In this exercise, \(0.902\text{ g}\) of KHP was dissolved in water to standardize a sodium hydroxide solution through titration.

Titration is a quantitative chemical analysis method used to determine the concentration of an unknown solution. The process involves gradually adding small volumes of a solution of known concentration, called the titrant, to the unknown solution until the chemical reaction is complete.
In this specific problem, sodium hydroxide (\(\mathrm{NaOH}\)) is used as the titrant to find its own concentration using potassium hydrogen phthalate (KHP) as the analyte.

• The goal is to reach the equivalence point, the stage at which the amount of titrant is chemically equivalent to the amount of analyte in the solution.
• Indicators, or pH meters, are often employed to detect this point.
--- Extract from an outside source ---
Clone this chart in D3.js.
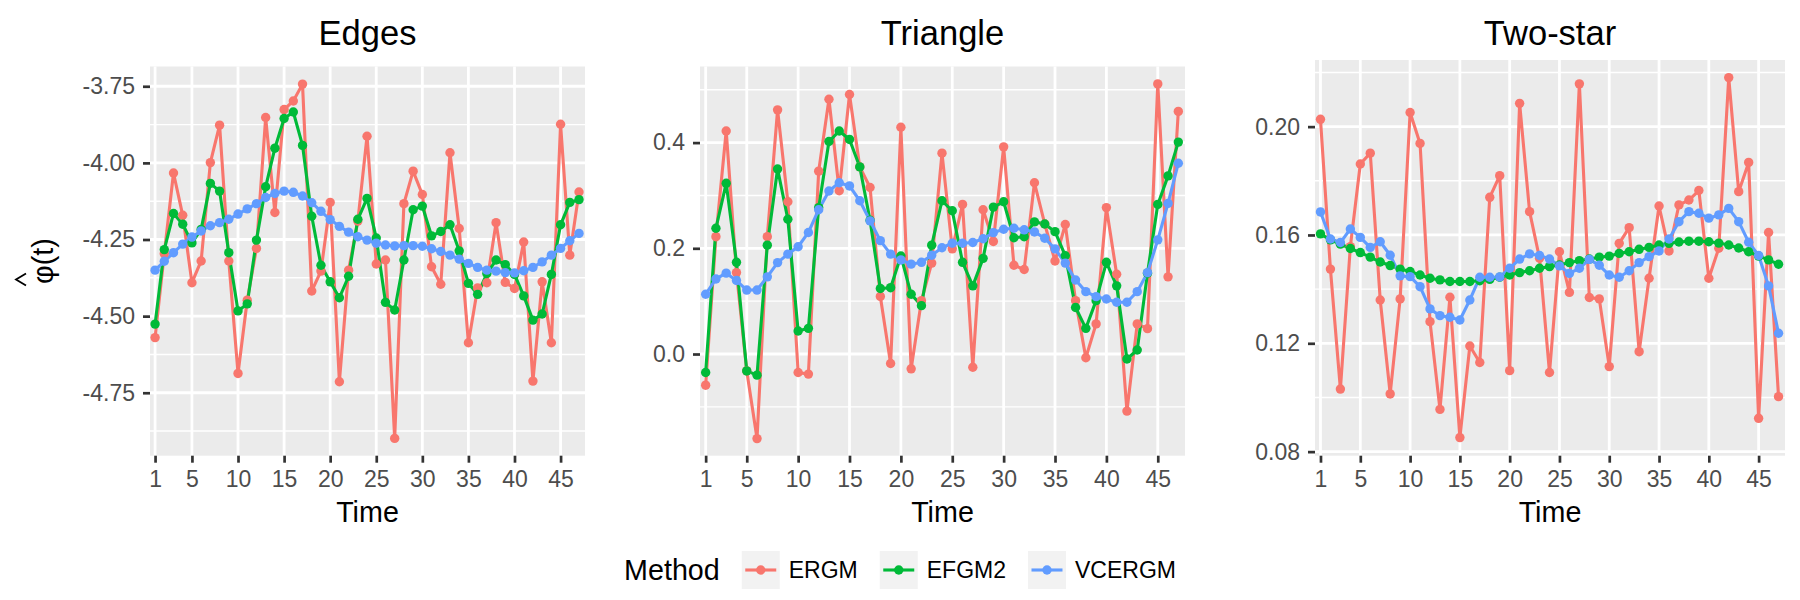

The process in question reached the equivalence point when \(26.45\text{ mL}\) of \(\mathrm{NaOH}\) was added, indicating the consumed moles of hydroxide ions corresponded to those of KHP.

In chemical reactions, particularly in titrations, it's often helpful to simplify the equation to show only the species that actually change during the process. This simplification is captured by a net ionic equation. For the standardization of sodium hydroxide with potassium hydrogen phthalate, the net ionic equation is: \[ \mathrm{HC}_{8}\mathrm{H}_{4}\mathrm{O}_{4}^{-}(\mathrm{aq})+\mathrm{OH}^{-}(\mathrm{aq}) \rightarrow \mathrm{C}_{8}\mathrm{H}_{4}\mathrm{O}_{4}^{2-}(\mathrm{aq})+\mathrm{H}_{2}\mathrm{O}(\ell) \] This equation demonstrates that the hydrogen phthalate ion (\(\mathrm{HC}_{8}\mathrm{H}_{4}\mathrm{O}_{4}^{-}\)) reacts with hydroxide ions (\(\mathrm{OH}^{-}\)) to form phthalate ions (\(\mathrm{C}_{8}\mathrm{H}_{4}\mathrm{O}_{4}^{2-}\)) and water.
Using net ionic equations helps focus on the actual chemical changes and can simplify stoichiometric calculations.
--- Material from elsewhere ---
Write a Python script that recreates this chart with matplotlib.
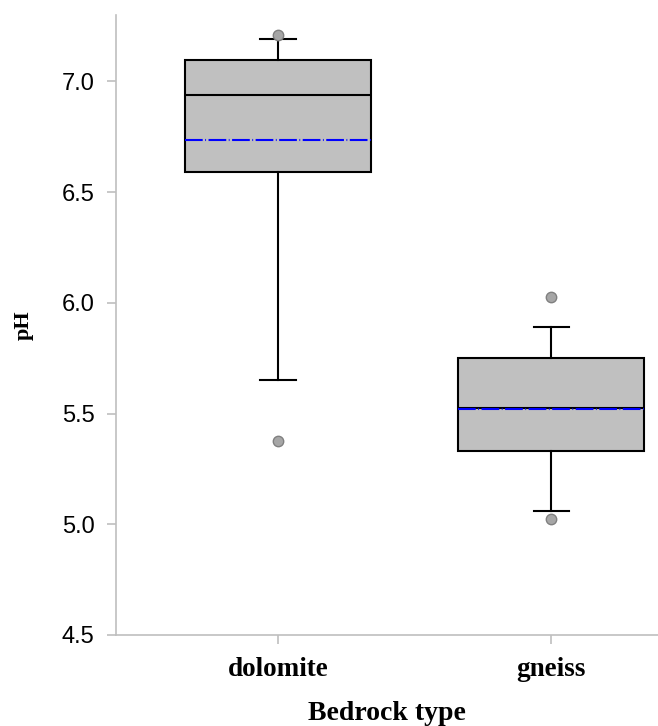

Determining the molarity or molar concentration of a solution is a critical skill in chemistry. The molarity is defined as the number of moles of solute divided by the volume of solution in liters.
In this exercise, we calculated the molarity of the \(\mathrm{NaOH}\) solution used in a titration process. Here's how it unfolds:

• First, find out the moles of potassium hydrogen phthalate dissolved. Given its molar mass is \(204.22 \text{ g/mol}\), and \(0.902 \text{ g}\) is used, the moles of KHP are \(0.004418 \text{ mol}\).
• The problem then uses stoichiometry to show that these moles of KHP equal the moles of \(\mathrm{OH}^{-}\) needed at the equivalence point.
• With \(26.45\text{ mL}\) of \(\mathrm{NaOH}\) solution required, converted into liters (\(0.02645 \text{ L}\)), the molarity becomes \(\frac{0.004418 \text{ mol}}{0.02645 \text{ L}} = 0.167 \text{ M}\).

This calculation provides the molar concentration of the sodium hydroxide, essential for stoichiometric and analytical purposes.